Hadden’s referencing a surge of extra police to Rogers Park following two unsolved back-to-back homicides last fall that shook the community.

Hadden said that serves as an example of police reallocation in action.

“We live in a city with finite resources and crime does not abide by ward boundaries and political borders,” the post said. “Public safety resources are allocated by need using data from reported crime statistics and 911 calls. That’s the way it should be.”

In January, both candidates submitted responses to an Independent Voters of Illinois Independent Precinct Organization (IVI-IPO) questionnaire, one question asked, “Do you support reallocating police services from low-crime to high-crime neighborhoods?” to which Hadden checked yes and Moore checked no.

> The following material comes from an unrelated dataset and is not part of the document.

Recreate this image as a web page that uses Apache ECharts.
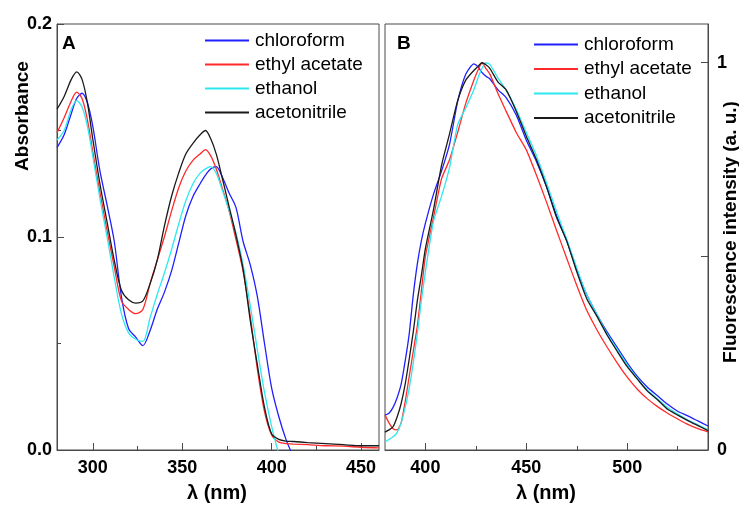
<!DOCTYPE html>
<html>
<head>
<meta charset="utf-8">
<script src="https://cdn.jsdelivr.net/npm/echarts@6/dist/echarts.min.js"></script>
<style>html,body{margin:0;padding:0;background:#fff;}#c{width:739px;height:506px;}</style>
</head>
<body>
<div id="c"></div>
<script>
// ---- Data ----
const seriesNames = ['chloroform', 'ethyl acetate', 'ethanol', 'acetonitrile'];

// Panel A: absorbance
const absWavelength = [280,284,288,291,294,297,300,304,308,312,316,320,324,328,332,336,340,344,348,352,356,360,363,366,369,372,376,380,384,388,392,396,400,404,408,412,420,430,440,450,460];
const absChloroform = [0.142,0.148,0.158,0.165,0.1675,0.163,0.152,0.131,0.115,0.098,0.072,0.057,0.053,0.049,0.056,0.066,0.074,0.084,0.097,0.110,0.119,0.125,0.129,0.132,0.133,0.129,0.121,0.114,0.098,0.087,0.072,0.050,0.029,0.0156,0.005,-0.003];
const absEthylAcetate = [0.149,0.156,0.164,0.168,0.165,0.155,0.140,0.121,0.103,0.086,0.070,0.066,0.064,0.066,0.078,0.089,0.100,0.112,0.123,0.131,0.136,0.139,0.141,0.138,0.132,0.124,0.113,0.099,0.084,0.063,0.038,0.018,0.007,0.0037,0.003,0.0028,0.0025,0.002,0.0018,0.0013,0.001];
const absEthanol = [0.1455,0.150,0.160,0.164,0.161,0.152,0.138,0.118,0.100,0.081,0.064,0.055,0.052,0.051,0.062,0.073,0.083,0.094,0.106,0.117,0.125,0.130,0.132,0.133,0.130,0.123,0.113,0.102,0.087,0.068,0.047,0.027,0.011,-0.002];
const absAcetonitrile = [0.160,0.166,0.174,0.1775,0.174,0.163,0.146,0.125,0.107,0.089,0.075,0.0705,0.069,0.070,0.078,0.089,0.105,0.119,0.130,0.139,0.144,0.148,0.150,0.146,0.139,0.129,0.115,0.101,0.085,0.061,0.040,0.020,0.0075,0.005,0.0042,0.004,0.0035,0.003,0.0025,0.002,0.002];

// Panel B: normalised fluorescence
const flWavelength = [380,382,384,386,388,390,392,394,396,398,400,404,408,412,416,420,424,426,428,430,432,436,440,445,450,455,460,465,470,475,480,485,490,495,500,505,510,515,520,525,530,535,540];
const flChloroform = [0.090,0.095,0.110,0.135,0.170,0.230,0.300,0.400,0.480,0.540,0.585,0.660,0.720,0.790,0.900,0.970,0.997,0.990,0.975,0.965,0.958,0.930,0.910,0.865,0.800,0.745,0.680,0.605,0.540,0.465,0.400,0.350,0.305,0.265,0.225,0.190,0.162,0.140,0.118,0.100,0.088,0.075,0.062];
const flEthylAcetate = [0.090,0.070,0.055,0.052,0.070,0.125,0.190,0.255,0.320,0.410,0.500,0.600,0.700,0.750,0.820,0.895,0.955,0.980,1.000,0.985,0.970,0.920,0.875,0.820,0.775,0.710,0.640,0.567,0.495,0.425,0.360,0.310,0.266,0.225,0.188,0.157,0.132,0.112,0.095,0.080,0.066,0.055,0.047];
const flEthanol = [0.021,0.027,0.034,0.045,0.070,0.110,0.160,0.225,0.300,0.385,0.460,0.590,0.655,0.730,0.840,0.883,0.930,0.960,0.985,1.000,0.995,0.960,0.930,0.880,0.820,0.760,0.690,0.615,0.545,0.470,0.400,0.350,0.300,0.260,0.220,0.185,0.155,0.132,0.110,0.093,0.077,0.065,0.052];
const flAcetonitrile = [0.046,0.052,0.060,0.085,0.120,0.170,0.235,0.305,0.385,0.450,0.520,0.620,0.735,0.817,0.902,0.955,0.980,0.990,1.000,0.995,0.985,0.950,0.930,0.875,0.810,0.750,0.680,0.600,0.540,0.460,0.390,0.345,0.297,0.255,0.215,0.183,0.152,0.130,0.105,0.090,0.076,0.063,0.050];

// Axis ticks
const absXMajor = [300, 350, 400, 450];
const absXMinor = [325, 375, 425];
const flXMajor = [400, 450, 500];
const flXMinor = [425, 475, 525];

// ---- Build ----
const colors = ['#1f1fff', '#ff2a2a', '#2ee8f0', '#1a1a1a'];
function pairs(xs, ys) { return ys.map((y, i) => [xs[i], y]); }
const absSets = [absChloroform, absEthylAcetate, absEthanol, absAcetonitrile];
const flSets = [flChloroform, flEthylAcetate, flEthanol, flAcetonitrile];

const FONT = 'Liberation Sans, Arial, sans-serif';
const frame = '#4a4a4a';
const tickLabel = { fontFamily: FONT, fontSize: 18, fontWeight: 'bold', color: '#000' };

function xAxisPair(grid, min, max, major, minor) {
  return [
    { type: 'value', gridIndex: grid, min: min, max: max,
      axisLine: { show: true, lineStyle: { color: frame, width: 1 } },
      axisTick: { show: true, inside: true, length: 7, customValues: major, lineStyle: { color: frame } },
      axisLabel: Object.assign({ margin: 9, customValues: major }, tickLabel),
      splitLine: { show: false } },
    { type: 'value', gridIndex: grid, min: min, max: max, position: 'bottom',
      axisLine: { show: false },
      axisTick: { show: true, inside: true, length: 4, customValues: minor, lineStyle: { color: frame } },
      axisLabel: { show: false }, splitLine: { show: false } }
  ];
}

const series = [];
seriesNames.forEach((n, i) => {
  series.push({ name: n, type: 'line', xAxisIndex: 0, yAxisIndex: 0, data: pairs(absWavelength, absSets[i]),
    symbol: 'none', smooth: 0.3, clip: true, lineStyle: { width: 1.3, color: colors[i] }, itemStyle: { color: colors[i] } });
});
seriesNames.forEach((n, i) => {
  series.push({ name: n, type: 'line', xAxisIndex: 2, yAxisIndex: 1, data: pairs(flWavelength, flSets[i]),
    symbol: 'none', smooth: 0.2, clip: true, lineStyle: { width: 1.3, color: colors[i] }, itemStyle: { color: colors[i] } });
});

const legendBase = {
  orient: 'vertical', itemWidth: 44, itemHeight: 14, itemGap: 5, padding: 0,
  selectedMode: false,
  itemStyle: { opacity: 0, color: 'transparent', borderWidth: 0 },
  textStyle: { fontFamily: FONT, fontSize: 19, color: '#000', padding: [0, 0, 0, 1] },
  data: seriesNames.slice()
};

const option = {
  animation: false,
  grid: [
    { left: 57, top: 24, width: 322, height: 426, show: true, borderColor: frame, borderWidth: 1, backgroundColor: 'transparent' },
    { left: 385, top: 24, width: 323, height: 426, show: true, borderColor: frame, borderWidth: 1, backgroundColor: 'transparent' }
  ],
  xAxis: [].concat(xAxisPair(0, 280, 460, absXMajor, absXMinor), xAxisPair(1, 380, 540, flXMajor, flXMinor)),
  yAxis: [
    { type: 'value', gridIndex: 0, min: 0, max: 0.2, interval: 0.1,
      axisLine: { show: true, lineStyle: { color: frame } },
      axisTick: { show: true, inside: true, length: 7, lineStyle: { color: frame } },
      minorTick: { show: true, splitNumber: 2, length: 4, lineStyle: { color: frame } },
      axisLabel: Object.assign({ margin: 5, formatter: v => v.toFixed(1) }, tickLabel),
      splitLine: { show: false } },
    { type: 'value', gridIndex: 1, position: 'right', min: 0, max: 1.1, interval: 0.5,
      axisLine: { show: true, lineStyle: { color: frame } },
      axisTick: { show: true, inside: true, length: 7, lineStyle: { color: frame } },
      axisLabel: Object.assign({ margin: 9, showMaxLabel: false, formatter: v => (v === 0 ? '0' : (Math.abs(v - 1) < 1e-9 ? '1' : '')) }, tickLabel),
      splitLine: { show: false } }
  ],
  legend: [
    Object.assign({}, legendBase, { left: 204, top: 31 }),
    Object.assign({}, legendBase, { left: 533, top: 35, itemGap: 5.5 })
  ],
  graphic: [
    { type: 'text', x: 62, y: 34, style: { text: 'A', fontFamily: FONT, fontSize: 19, fontWeight: 'bold', fill: '#000' } },
    { type: 'text', x: 397, y: 34, style: { text: 'B', fontFamily: FONT, fontSize: 19, fontWeight: 'bold', fill: '#000' } },
    { type: 'text', x: 23, y: 116, rotation: Math.PI / 2,
      style: { text: 'Absorbance', fontFamily: FONT, fontSize: 19, fontWeight: 'bold', fill: '#000', textAlign: 'center', textVerticalAlign: 'middle' } },
    { type: 'text', x: 731, y: 232, rotation: Math.PI / 2,
      style: { text: 'Fluorescence intensity (a. u.)', fontFamily: FONT, fontSize: 19, fontWeight: 'bold', fill: '#000', textAlign: 'center', textVerticalAlign: 'middle' } },
    { type: 'text', x: 217, y: 493,
      style: { text: 'λ (nm)', fontFamily: FONT, fontSize: 20, fontWeight: 'bold', fill: '#000', textAlign: 'center', textVerticalAlign: 'middle' } },
    { type: 'text', x: 546, y: 493,
      style: { text: 'λ (nm)', fontFamily: FONT, fontSize: 20, fontWeight: 'bold', fill: '#000', textAlign: 'center', textVerticalAlign: 'middle' } }
  ],
  series: series
};

const chart = echarts.init(document.getElementById('c'), null, { renderer: 'canvas' });
chart.setOption(option);
</script>
</body>
</html>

The issue was also brought up during an aldermanic debate between Moore and Hadden Jan. 15 — in which Moore stood by his position of “not losing police to other communities” and Hadden said she supported “allocating police resources in a more equitable way.”

Moore was a pioneer in community policing in Chicago, making the 49th Ward one of the first areas of the city to implement the practice which assigns officers to specific areas and allows them to become more familiar with the neighborhood and its residents.

Community policing resulted in a 54 percent reduction in serious crime in Rogers Park, Moore claims on his website. He also pushed for beefed-up policing technology in the neighborhood following the two homicides last fall.

But recent efforts and studies have shown policing to be more effective in reducing actual crime when police are moved to “hotspot” areas, according to Dr. Christopher Donner, an assistant professor in Loyola’s criminal justice and criminology department and an expert in American law enforcement.

“Reallocation is basically just making decisions about where to best put those resources. So you’re going to take them from some areas and put them in other areas because we know that crime and calls for service are not equally distributed,” Donner said.

Donner said focusing police on areas that statistics show have the most crime is more effective than equally distributed officers, a tactic CPD has used in the past.

“What the research tends to show is that hotspot policing — going after specific areas, going after [repeat] offenders, going after specific types of crime — is the more effective model than the standard model of equally dispersed patrol officers,” Donner said.

Donner said while all types of crime — violent crime, property crime, gun crime and others — might decrease, reallocation could have effects on residents perception of “fear, safety and police satisfaction.” Most people feel safer when they see officers in their neighborhood, Donner said.

In a statement to The Phoenix, Chicago Police Department Public Information Officer Howard Ludwig said they consider many factors when considering where to place officers.

“The Chicago Police Department allocates its resources and manpower based on need,” Ludwig said. “Of course some districts are busier than others. Some districts are geographically larger than others. There are many factors to consider, including the police contract.”